Nella prima semifinale il pubblico è clamorosamente a favore di Wawrinka, ma alle mie spalle un tifoso indiano fa un tifo indiavolato per Nishikori, “Orgoglio d’Asia”, salvo poi mettersi a incoraggiare lo svizzero e fare il tifo per la partita, quando il secondo set si invola velocemente nelle mani di Nishikori (e nel frattempo inneggiando anche ai grandi assenti Federer e Nadal, in ugual misura): una perfetta rappresentazione dello spirito canadese, di grande accettazione e rispetto del prossimo, di qualunque colore sia. La seconda semifinale scorre via senza eventi particolari, Nole ha fretta e il povero Monfils nulla può davanti al suo cospetto, così nel fresco della sera, dopo un solo set combattuto in due partite, raccolgo le mie cose e lascio l’impianto, sperando che Nishikori almeno dia un po’ di filo da torcere alla macchina serba in finale.

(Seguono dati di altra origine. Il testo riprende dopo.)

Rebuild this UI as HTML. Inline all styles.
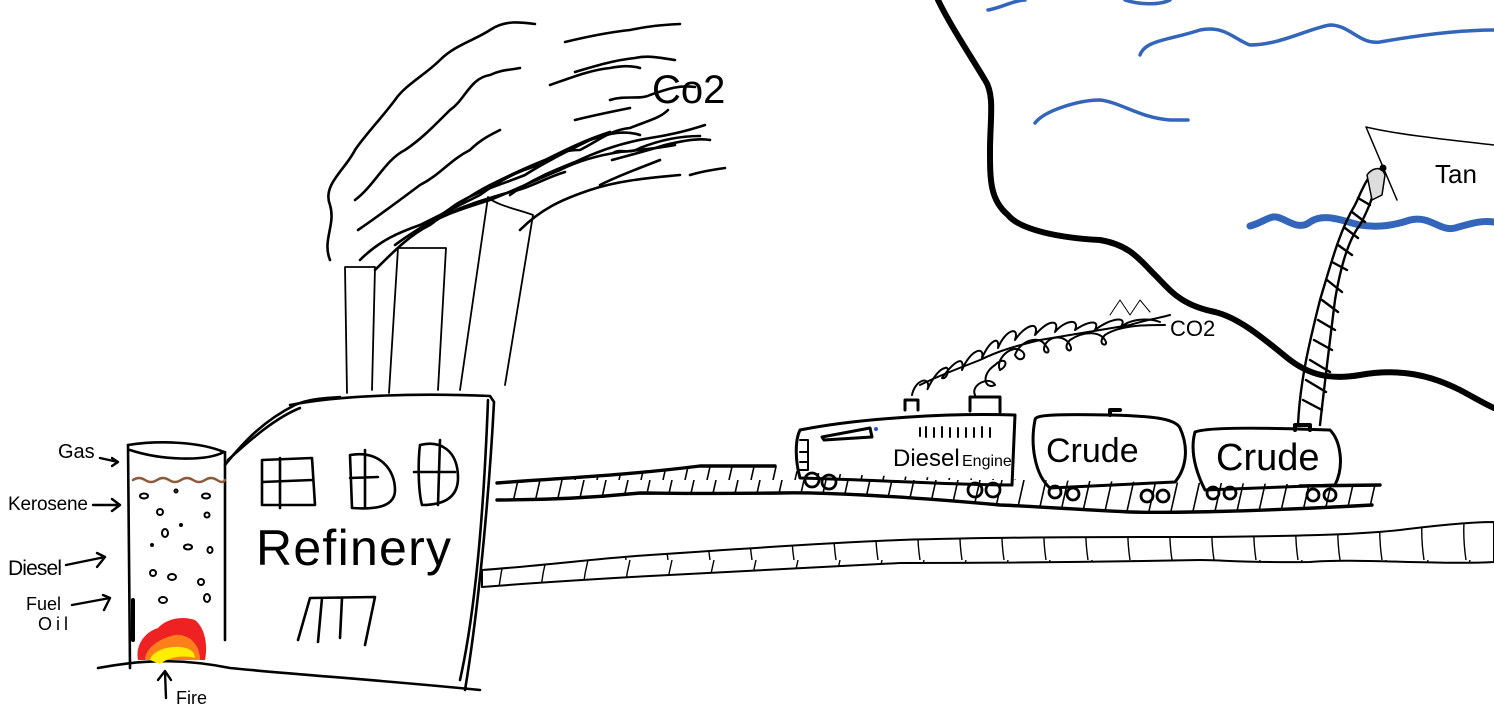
<!DOCTYPE html>
<html><head><meta charset="utf-8"><style>
html,body{margin:0;padding:0;background:#fff}
svg{display:block}
text{font-family:"Liberation Sans",sans-serif;fill:#000}
</style></head><body>
<svg width="1494" height="724" viewBox="0 0 1494 724" xmlns="http://www.w3.org/2000/svg">
<defs>
<pattern id="hatch" patternUnits="userSpaceOnUse" width="22" height="40">
<path d="M3,40 L12,0" stroke="#000" stroke-width="1.6" fill="none"/>
</pattern>
<pattern id="arcs" patternUnits="userSpaceOnUse" width="42" height="80" x="490">
<path d="M14,0 Q4,40 10,80" stroke="#000" stroke-width="1.4" fill="none"/>
</pattern>
</defs>
<g fill="none" stroke="#000" stroke-linecap="round" stroke-linejoin="round">

<!-- smoke -->
<g stroke-width="2.6">
<path d="M330,260 C322,240 336,225 330,205 C322,185 345,170 355,150 C365,135 380,120 395,100 C405,85 425,75 440,60 C455,45 475,40 490,30 C505,20 520,22 535,24"/>
<path d="M355,200 C375,185 385,160 405,150 C420,140 430,130 450,110 C465,100 470,78 490,75 C500,70 510,70 520,68"/>
<path d="M358,230 C380,215 400,200 420,185 C440,175 450,160 470,150 C480,140 490,135 500,130"/>
<path d="M360,260 C380,240 400,232 420,225 C440,215 460,205 480,195 C500,180 520,170 540,165 C560,150 570,150 580,150 C600,140 610,130 630,128 C650,120 660,118 668,110"/>
<path d="M375,270 C395,250 410,235 430,225 C450,210 470,195 490,185 C510,175 525,168 545,160 C565,150 585,140 610,132"/>
<path d="M395,245 C415,230 435,220 455,205 C475,192 500,185 525,175 C545,162 570,150 590,140 C610,133 625,130 640,135"/>
<path d="M420,230 C440,215 465,208 490,200 C520,188 535,180 560,170 C580,160 600,155 620,152 C640,150 660,148 675,145"/>
<path d="M445,215 C465,205 490,198 510,192 C530,188 545,178 565,172"/>
<path d="M510,195 C530,180 555,170 575,162 C600,150 625,142 650,138 C670,135 690,130 705,125"/>
<path d="M565,42 C590,36 610,32 630,30 C650,26 660,25 680,24"/>
<path d="M575,72 C595,66 615,60 635,58 C650,55 660,58 675,60"/>
<path d="M550,85 C570,78 590,70 610,68 C620,66 630,65 640,68"/>
<path d="M610,100 C625,95 640,100 650,95 C670,88 680,85 695,87"/>
<path d="M612,160 C630,155 650,150 665,145 C685,140 700,138 710,140"/>
<path d="M575,120 C595,115 610,112 630,108"/>
<path d="M600,185 C620,175 640,168 660,160"/>
<path d="M520,230 C540,210 560,200 590,190 C620,180 650,178 680,175"/>
<path d="M613,153 C620,148 628,155 640,148 C660,140 680,136 700,136"/>
<path d="M690,175 C700,172 710,170 725,168"/>
</g>
<text x="652" y="103" font-size="40" stroke="none">Co2</text>

<!-- stacks -->
<g stroke-width="1.8">
<path d="M347,393 L345,267 L375,267 L372,390"/>
<path d="M389,393 L398,248 L446,248 L438,390"/>
<path d="M460,390 L488,197 C495,205 520,210 533,215 L505,385"/>
</g>

<!-- refinery building -->
<g stroke-width="2.6">
<path d="M290,405 C340,395 420,393 490,396 L494,402 C490,480 480,600 465,690"/>
<path d="M488,400 C485,480 478,600 460,680"/>
<path d="M225,465 C245,440 265,420 295,405 C310,398 330,398 340,397"/>
<path d="M228,460 C250,440 275,418 300,408"/>
<path d="M98,668 C150,658 190,660 230,668 C300,675 380,680 480,690"/>
<path d="M128,445 L130,668"/>
<path d="M128,445 C160,440 200,442 224,452 C205,462 160,460 130,450"/>
<path d="M225,452 L225,640"/>
<path d="M133,600 L133,640" stroke-width="4"/>
<path d="M262,460 L312,458 L315,505 L262,505 Z M262,482 L312,480 M280,458 L280,508"/>
<path d="M350,455 C380,450 395,470 395,490 C395,505 380,510 352,508 Z M350,478 L378,477 M365,450 L365,508"/>
<path d="M420,445 C440,440 458,450 458,478 C458,500 440,505 422,505 C418,490 418,460 420,445 Z M414,472 L455,472 M440,440 L438,505"/>
<path d="M298,640 L310,598 L375,597 L365,645 M322,598 L318,642 M342,598 L340,638"/>
</g>
<text x="256" y="565" font-size="50" stroke="none" textLength="195">Refinery</text>
<path d="M133,480 q6,-4 12,0 t12,0 t12,0 t12,0 t12,0 t12,0 t12,0 t8,0" stroke="#8b5a3c" stroke-width="2.5"/>
<g stroke-width="2">
<ellipse cx="144" cy="496" rx="4" ry="2.5"/><ellipse cx="206" cy="496" rx="4" ry="2.5"/><ellipse cx="160" cy="512" rx="3" ry="3"/>
<ellipse cx="207" cy="515" rx="2.5" ry="2.5"/><ellipse cx="165" cy="533" rx="3" ry="4"/><ellipse cx="188" cy="547" rx="4" ry="2.5"/>
<ellipse cx="210" cy="550" rx="2.5" ry="3"/><ellipse cx="153" cy="573" rx="3" ry="3"/><ellipse cx="172" cy="577" rx="4" ry="3"/>
<ellipse cx="201" cy="582" rx="3" ry="3"/><ellipse cx="163" cy="600" rx="4" ry="3"/><ellipse cx="207" cy="598" rx="3" ry="4"/>
<circle cx="176" cy="491" r="1.5"/><circle cx="181" cy="525" r="1"/><circle cx="152" cy="545" r="1"/>
</g>
<path d="M138,660 C135,645 145,632 158,628 C165,620 180,615 195,620 C205,628 208,645 205,660 Z" fill="#ee2222" stroke="none"/>
<path d="M145,660 C145,648 160,638 175,635 C190,634 200,645 200,660 Z" fill="#ff7f1a" stroke="none"/>
<path d="M150,660 C152,652 165,646 180,647 C190,648 195,652 195,658 C185,655 170,656 160,664 Z" fill="#ffee00" stroke="none"/>
<g stroke-width="2.4">
<path d="M100,458 L118,462 M112,458 L118,462 L112,466"/>
<path d="M93,505 L120,505 M112,499 L120,505 L112,511"/>
<path d="M66,565 L105,557 M97,553 L105,557 L97,567"/>
<path d="M72,605 L110,598 M103,595 L110,598 L104,610"/>
<path d="M166,698 L165,672 M158,680 L165,671 L171,680"/>
</g>
<text x="58" y="458" font-size="20" stroke="none">Gas</text>
<text x="8" y="510" font-size="19" stroke="none" textLength="80">Kerosene</text>
<text x="8" y="575" font-size="21" stroke="none" textLength="54">Diesel</text>
<text x="26" y="610" font-size="18" stroke="none">Fuel</text>
<text x="38" y="630" font-size="18" stroke="none" style="letter-spacing:4px">Oil</text>
<text x="176" y="704" font-size="18" stroke="none">Fire</text>

<!-- upper track -->
<path d="M497,483 C560,478 620,476 700,466 L775,466 L800,472 C900,478 1100,482 1380,485 L1372,505 C1250,512 1160,513 1130,512 C1050,508 1010,505 1000,505 C900,496 820,492 780,493 C700,494 660,493 640,493 C590,498 540,500 497,500 Z" fill="url(#hatch)" stroke="none"/>
<path d="M497,483 C560,478 620,476 700,466 L775,466" stroke-width="3.4"/>
<path d="M1300,486 L1380,485" stroke-width="3.4"/>
<path d="M497,500 C540,500 590,498 640,493 C660,493 700,494 780,493 C820,492 900,496 1000,505 C1010,505 1050,508 1130,512 C1160,513 1250,512 1372,505" stroke-width="3.4"/>

<!-- lower pipe -->
<path d="M482,570 C550,565 600,558 650,555 C750,548 850,542 900,540 C1000,537 1100,537 1200,537 C1300,536 1350,535 1400,530 C1440,525 1470,522 1494,522 L1494,562 C1440,565 1350,558 1310,562 C1250,563 1220,560 1200,560 C1100,562 1000,563 900,563 C800,568 700,573 650,576 C580,580 520,584 482,587 Z" fill="url(#arcs)" stroke-width="2"/>

<!-- engine -->
<g stroke-width="3">
<path d="M800,430 C860,418 950,413 1015,415 L1012,485 C950,485 880,480 800,478 C795,460 795,440 800,430 Z"/>
<path d="M905,410 L905,400 L918,400 L918,410 M970,411 L970,397 L1000,397 L1000,412"/>
<path d="M822,437 L870,428 L872,437 L824,440 Z"/>
<path d="M800,440 L808,440 L808,470 L798,470 M800,452 L808,452 M800,462 L808,462" stroke-width="2"/>
<path d="M920,428 L920,436 M926,427 L926,437 M934,428 L934,437 M942,427 L942,437 M950,428 L950,437 M958,428 L958,437 M966,428 L966,437 M974,428 L974,437 M982,427 L982,437 M990,428 L990,437" stroke-width="2"/>
<path d="M1035,420 C1035,415 1050,414 1110,415 C1150,416 1175,418 1180,428 C1190,450 1185,470 1175,482 L1050,488 C1035,475 1030,445 1035,420 Z"/>
<path d="M1195,432 C1205,428 1250,427 1330,430 C1340,440 1345,465 1335,485 L1205,490 C1195,470 1190,450 1195,432 Z"/>
<path d="M1110,415 L1110,410 L1120,410" stroke-width="4"/>
<path d="M1295,430 L1295,425 L1310,425 L1310,430" stroke-width="4"/>
</g>
<circle cx="876" cy="429" r="2" fill="#2255cc" stroke="none"/>
<text x="893" y="466" font-size="24" stroke="none">Diesel</text>
<text x="962" y="466" font-size="16" stroke="none">Engine</text>
<text x="1046" y="462" font-size="34" stroke="none">Crude</text>
<text x="1216" y="470" font-size="38" stroke="none">Crude</text>
<g stroke-width="2.8">
<circle cx="812" cy="480" r="7"/><circle cx="829" cy="482" r="7"/>
<circle cx="975" cy="490" r="7"/><circle cx="993" cy="490" r="7"/>
<circle cx="1055" cy="492" r="6"/><circle cx="1073" cy="494" r="6"/>
<circle cx="1147" cy="496" r="6"/><circle cx="1163" cy="496" r="6"/>
<circle cx="1213" cy="493" r="6"/><circle cx="1230" cy="493" r="6"/>
<circle cx="1313" cy="495" r="6"/><circle cx="1330" cy="495" r="6"/>
</g>

<!-- train smoke -->
<g stroke-width="2">
<path d="M912,395 C915,380 930,375 928,388 C925,395 935,370 945,368 C950,365 948,380 942,378 C955,360 965,355 962,370 C970,350 985,345 982,358 C990,340 1000,335 998,348 C1005,330 1020,325 1015,340 C1025,325 1040,320 1035,335 C1050,318 1060,320 1055,332 C1065,320 1080,318 1075,330 C1090,320 1100,320 1095,330 C1110,318 1130,315 1120,328 C1130,318 1150,318 1160,322"/>
<path d="M975,395 C970,385 990,375 995,385 C985,390 980,375 995,365 C1005,355 1010,365 1000,370 C995,360 1010,345 1020,350 C1030,355 1020,365 1015,355 C1020,340 1040,335 1045,345 C1055,355 1040,355 1045,345 C1050,335 1065,335 1070,345 C1075,355 1060,350 1070,340 C1085,330 1100,332 1105,340 C1110,348 1095,345 1105,335 C1120,325 1145,325 1165,325"/>
<path d="M920,385 C940,375 960,368 980,360 C1000,350 1020,345 1040,340 C1070,335 1100,330 1130,325 C1145,320 1160,318 1170,315"/>
<path d="M1110,315 L1120,300 L1130,315 L1140,300 L1150,312" stroke-width="1"/>
</g>
<text x="1170" y="336" font-size="22" stroke="none">CO2</text>

<!-- river bank -->
<path d="M938,0 C950,25 970,55 985,80 C995,95 990,120 990,150 C990,180 990,200 1008,215 C1020,230 1060,238 1100,240 C1130,245 1140,260 1155,275 C1170,290 1180,305 1215,312 C1240,318 1265,340 1290,360 C1310,375 1330,380 1360,375 C1400,368 1430,375 1460,390 C1475,398 1485,404 1494,408" stroke-width="6"/>

<g stroke="#3366bb" stroke-width="3.5">
<path d="M988,10 C1000,8 1015,0 1025,0"/>
<path d="M1125,0 C1140,5 1160,5 1170,0"/>
<path d="M1140,55 C1145,40 1170,40 1200,30 C1225,25 1235,40 1250,45 C1280,45 1310,28 1330,25 C1350,25 1360,45 1380,42 C1420,35 1460,30 1494,30"/>
<path d="M1035,123 C1045,110 1080,100 1100,100 C1120,102 1140,118 1170,120 L1188,120"/>
<path d="M1250,226 C1265,222 1270,214 1280,218 C1290,222 1300,230 1310,222 C1325,212 1345,222 1360,225 C1380,228 1395,225 1410,220 C1430,215 1440,232 1455,228 C1470,224 1480,220 1494,222" stroke-width="7"/>
</g>

<path d="M1366,127 C1400,135 1450,140 1494,145 M1366,127 L1397,200" stroke-width="1.5"/>
<text x="1435" y="183" font-size="26" stroke="none">Tan</text>

<g stroke-width="2.4">
<path d="M1298,425 C1300,380 1310,340 1320,300 C1332,260 1340,230 1355,205 C1360,195 1365,180 1375,170"/>
<path d="M1320,425 C1325,380 1330,340 1335,300 C1340,270 1348,240 1360,225 C1368,210 1372,200 1380,172"/>
<path d="M1303,400 L1322,410 M1306,380 L1326,392 M1310,360 L1330,372 M1314,340 L1332,350 M1318,320 L1335,330 M1322,300 L1338,312 M1327,280 L1342,292 M1332,262 L1347,270 M1338,245 L1352,255 M1345,228 L1358,238 M1352,212 L1365,222 M1358,198 L1370,205"/>
</g>
<path d="M1367,175 C1372,168 1382,165 1385,175 L1382,195 L1372,200 Z" fill="#ddd" stroke="#000" stroke-width="1.5"/>
<circle cx="1383" cy="168" r="3.5" fill="#000" stroke="none"/>
</g>
</svg>
</body></html>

Domenica però il tempo promette malissimo: cielo completamente coperto e pioggia insistente, neanche uno spiraglietto di sole fino alle due e mezza passate, con la finale che dovrebbe cominciare alle quattro e soltanto pochi game già giocati della finale di doppio. Giove Pluvio però, come spesso accade a Toronto, ci ripensa, fa spuntare il sole giusto in tempo. Il campo viene asciugato velocemente, il doppio viene spostato sul Grandstand e la finale può cominciare in orario. Nole prende subito il largo e Nishikori appare scoraggiato, ma comunque fa trasparire poche emozioni. Dagli spalti intanto alcuni spettatori gridano incoraggiamenti nei momenti sbagliati, venendo ripresi da Carlos Bernardes. A un certo punto si sente anche una voce (maschile!) che grida “Nole vuoi sposarmi?”, lui scuote la testa e poi indica l’anello sulla mano sinistra. Innervosito però dalle continue interruzioni, alla fine si volta e chiede di persona agli spettatori di stare zitti, quando Nishikori prende coraggio e recupera il break nel secondo set, l’unico momento in cui il serbo sembra effettivamente un po’ nervoso. Alla fine comunque il giapponese si scioglie sul più bello e Nole può alzare le braccia al cielo per la trentesima volta alla fine di un Masters 1000, mandando baci e inchini alla folla ai quattro angoli dello stadio, e durante la premiazione è così contento che chiede agli spettatori di abbracciare i loro vicini a nome suo, che a sua volta abbraccia il presentatore della cerimonia.
Si conclude così, in modo inusuale, questo ennesimo trionfo per il numero uno sempre più lontano dai suoi inseguitori. Poi sui social network ringrazia ancora gli organizzatori e dichiara il suo amore per la città di Toronto, in cui si sente a casa e ben accetto, e i suoi abitanti, la sua atmosfera ed energia positiva. E quando si fa il balzo di qua dell’Atlantico, e si scopre questo tesoro canadese dalle mille facce e mille culture che convivono pacificamente, come si fa a non restarne innamorati?